Gary Kennedy told Print21, “The DOCA we proposed was a legitimate restructure which should have provided one hundred per cent return to seventy-five per cent of our creditors in number and protected the jobs and entitlements of our employees.”

The ATO – thought to be under pressure from its own multi million dollar anti-phoenixing unit – refused to accept this, and battled it in the courts ever since. This delayed full implementation of the DOCA, which held back progress of the company.

Other Perth printers, as well as printers around the country, were shocked and outraged, pointing out that while they had been paying 100c in the dollar for their tax and paper bills they were now competing against a company that would only be paying 1-2c in the dollar.

Picton was able to carry on trading even though the national and local Perth paper merchants were not supplying it. The source of Picton's paper remains unknown; rumours have it as coming from another printer, or a small east coast merchant.

Picton hit trouble five years ago when it installed its new B1 ten-colour perfector at the same time as the WA economy collapsed. The press was bought on the basis of an $11m turnover, but turnover went from $12.5m in 2011 to $7m in 2017.

Debts owed by Picton include $3.56m to unsecured creditors, of which $663,500 is owed to employees; and $6.8m to secured creditors, of which $5m is owed to the primary creditor Westpac against the directors’ property, $1.46m owed to the secondary creditor NAB against the KBA ten-colour, and $382,000 owed to the third creditor, the CBA, against the company’s two Kodak Nexpresses.

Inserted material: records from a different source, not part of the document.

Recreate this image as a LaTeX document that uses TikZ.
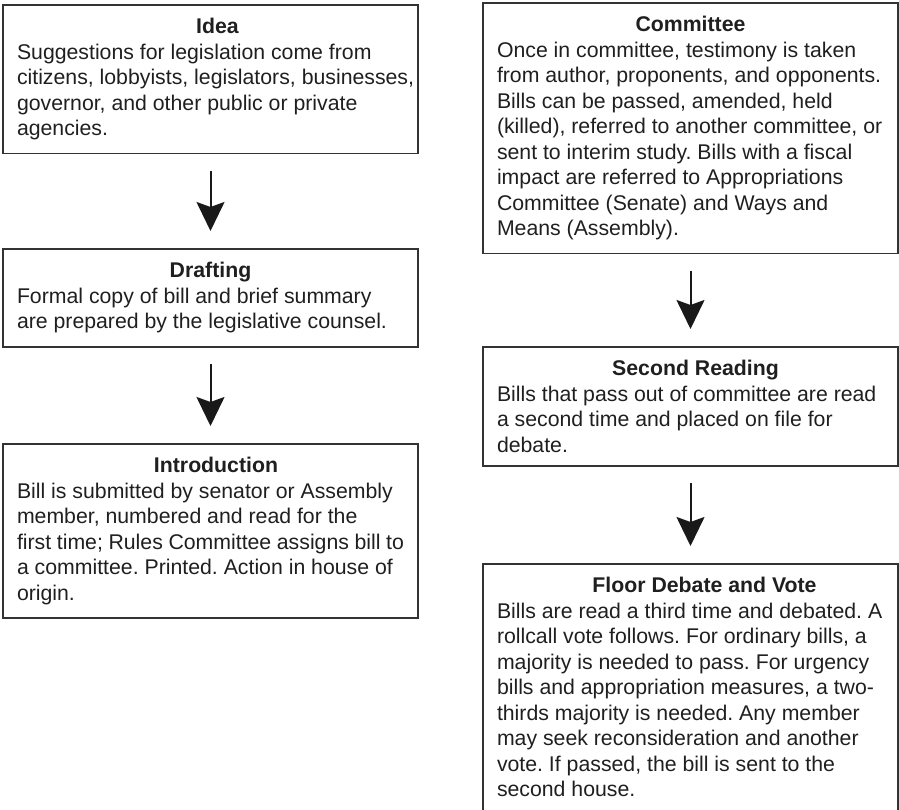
\documentclass[tikz,border=0pt]{standalone}
\usepackage{fontspec}
\setmainfont{Liberation Sans}
\usetikzlibrary{arrows.meta}

\newcommand{\stephead}[2][0cm]{\hfill\hspace*{#1}\textbf{#2}\hfill\null\\}

\begin{document}
\begin{tikzpicture}[
    stepbox/.style={draw=black!80, line width=0.03cm, rectangle, anchor=north west, outer sep=0pt, inner xsep=0.28cm, inner ysep=0.27cm, text width=7.74cm, align=flush left, text=black!88, font=\fontsize{12.1pt}{14.5pt}\selectfont\frenchspacing},
    flow/.style={-{Stealth[length=0.58cm, width=0.56cm, inset=0.1cm]}, line width=0.04cm, draw=black!90, shorten <=0.34cm, shorten >=0.36cm},
]

\useasboundingbox (0,0) rectangle (17.98,16.18);

% Left column
\node[stepbox] (idea) at (0.06,16.08) {\stephead[0.28cm]{Idea}
  Suggestions for legislation come from\\
  \mbox{citizens, lobbyists, legislators, businesses,}\\
  governor, and other public or private\\
  agencies.};
\node[stepbox] (drafting) at (0.06,11.2) {\stephead{Drafting}
  Formal copy of bill and brief summary\\
  are prepared by the legislative counsel.};
\node[stepbox] (intro) at (0.06,7.3) {\stephead[0.22cm]{Introduction}
  Bill is submitted by senator or Assembly\\
  member, numbered and read for the\\
  first time; Rules Committee assigns bill to\\
  a committee. Printed. Action in house of\\
  origin.};

% Right column
\node[stepbox] (committee) at (9.66,16.12) {\stephead{Committee}
  Once in committee, testimony is taken\\
  from author, proponents, and opponents.\\
  Bills can be passed, amended, held\\
  (killed), referred to another committee, or\\
  sent to interim study. Bills with a fiscal\\
  impact are referred to Appropriations\\
  Committee (Senate) and Ways and\\
  Means (Assembly).};
\node[stepbox] (second) at (9.66,9.24) {\stephead[0.2cm]{Second Reading}
  Bills that pass out of committee are read\\
  a second time and placed on file for\\
  debate.};
\node[stepbox] (floor) at (9.66,4.9) {\stephead[0.56cm]{Floor Debate and Vote}
  Bills are read a third time and debated. A\\
  rollcall vote follows. For ordinary bills, a\\
  majority is needed to pass. For urgency\\
  bills and appropriation measures, a two-\\
  thirds majority is needed. Any member\\
  may seek reconsideration and another\\
  vote. If passed, the bill is sent to the\\
  second house.};

% Arrows
\draw[flow] (idea) -- (drafting);
\draw[flow] (drafting) -- (intro);
\draw[flow] (committee) -- (second);
\draw[flow] (second) -- (floor);

\end{tikzpicture}
\end{document}
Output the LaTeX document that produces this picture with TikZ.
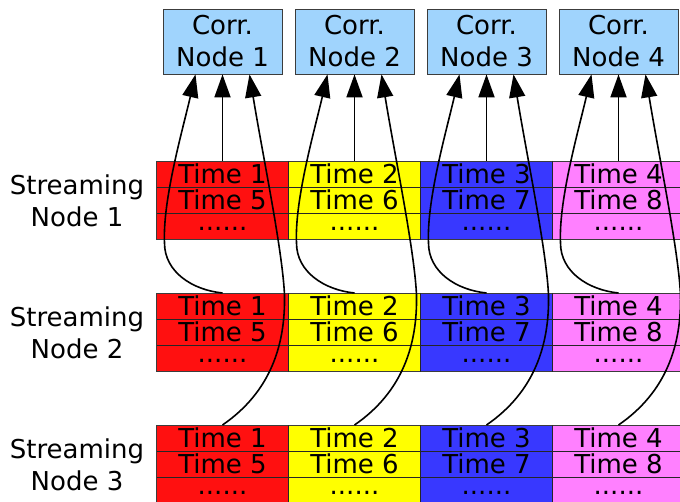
\documentclass[tikz,border=0pt]{standalone}
\usepackage{fontspec}
\setmainfont{DejaVu Sans}
\usetikzlibrary{arrows.meta,calc}

\definecolor{cred}{RGB}{255,16,16}
\definecolor{cyel}{RGB}{255,255,0}
\definecolor{cblue}{RGB}{56,56,255}
\definecolor{cpink}{RGB}{255,128,255}
\definecolor{ccorr}{RGB}{160,212,253}
\definecolor{cedge}{RGB}{60,60,60}

\begin{document}
\begin{tikzpicture}[x=1pt,y=-1pt,
  every node/.style={font=\fontsize{26}{32}\selectfont},
  corr/.style={draw=cedge,line width=0.8pt,fill=ccorr,minimum width=119pt,
    minimum height=65pt,inner sep=0pt,align=center},
  cell/.style={draw=cedge,line width=0.8pt,anchor=north west,minimum width=132pt,
    minimum height=26.3pt,inner sep=0pt,outer sep=0pt},
  trow/.style={text height=19pt,text depth=0pt},
  drow/.style={text height=7pt,text depth=0pt},
  sep/.style={draw=black!85,line width=1.5pt},
  lab/.style={align=center,inner sep=0pt},
  flow/.style={line width=1.8pt,-{Triangle[length=23pt,width=16pt]}},
  bow/.style={line width=1.6pt,-{Triangle[length=23pt,width=16pt]}}]
\useasboundingbox (0,0) rectangle (680,502);
\clip (0,0) rectangle (680,502);

% correlation nodes
\foreach \c in {1,...,4}
  \node[corr] (corr\c) at ({222.5+132*(\c-1)},41.5) {Corr.\\Node \c};

% streaming node labels
\foreach \s/\top in {1/161,2/293,3/425}
  \node[lab] (lab\s) at (77,{\top+39.5}) {Streaming\\Node \s};

% buffers: one block per streaming node and column, three rows each
\foreach \c/\col in {1/cred,2/cyel,3/cblue,4/cpink}{
  \foreach \s/\top in {1/161,2/293,3/425}{
    \pgfmathsetmacro{\xl}{156.5+132*(\c-1)}
    \pgfmathtruncatemacro{\ta}{\c}
    \pgfmathtruncatemacro{\tb}{\c+4}
    \node[cell,trow,fill=\col] (c-\s-\c-1) at (\xl,\top) {Time \ta};
    \node[cell,trow,fill=\col] (c-\s-\c-2) at (\xl,{\top+26.3}) {Time \tb};
    \node[cell,drow,fill=\col] (c-\s-\c-3) at (\xl,{\top+52.6}) {......};
    \draw[sep] (c-\s-\c-1.south west) -- (c-\s-\c-1.south east);
    \draw[sep] (c-\s-\c-2.south west) -- (c-\s-\c-2.south east);
  }
}
% column dividers
\foreach \c in {1,2,3}{
  \foreach \s in {1,2,3}
    \draw[sep,line width=1.2pt] (c-\s-\c-1.north east) -- (c-\s-\c-3.south east);
}

% data flows into each correlation node
\foreach \c in {1,...,4}{
  % streaming node 1: straight up
  \draw[flow] (c-1-\c-1.north) -- (corr\c.south);
  % streaming node 2: loops round the left side
  \coordinate (lm\c) at ($(c-2-\c-1.north)+(-58,-50)$);
  \coordinate (lt\c) at ($(corr\c.south)+(-27,0)$);
  \draw[bow] (c-2-\c-1.north)
     .. controls ($(c-2-\c-1.north)+(-30,-3)$) and ($(c-2-\c-1.north)+(-58,-21)$) .. (lm\c)
     .. controls ($(c-2-\c-1.north)+(-60,-93)$) and ($(lt\c)+(-13,56)$) .. (lt\c);
  % streaming node 3: sweeps up the right side
  \coordinate (rm\c) at ($(c-3-\c-1.north)+(62,-130)$);
  \coordinate (rt\c) at ($(corr\c.south)+(27,0)$);
  \draw[bow] (c-3-\c-1.north)
     .. controls ($(c-3-\c-1.north)+(48,-33)$) and ($(c-3-\c-1.north)+(63,-80)$) .. (rm\c)
     .. controls ($(c-3-\c-1.north)+(60,-175)$) and ($(rt\c)+(13,80)$) .. (rt\c);
}
\end{tikzpicture}
\end{document}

Of the unsecured creditors, the ATO is owed $1.3m, with paper merchant Ball & Doggett owed several hundred thousand dollars, although the merchant was insured. Total amount owed to unsecured creditors owed more than $10,000 apart from the ATO is $884,000, with $94,000 in total owed to those with less than $10,000 due. Related parties are owed $1.27m, with Dennis Hague in for $800,000 of that.

Administrators’ costs have totalled $612,000, of which $477,000 was for the administration period and $135,000 during the DOCA.

The 20 remaining workers are now out of a job. Senior staff including Graham Jamieson, Alan Underwood and Murray Scott have all moved into new roles in the Perth printing community.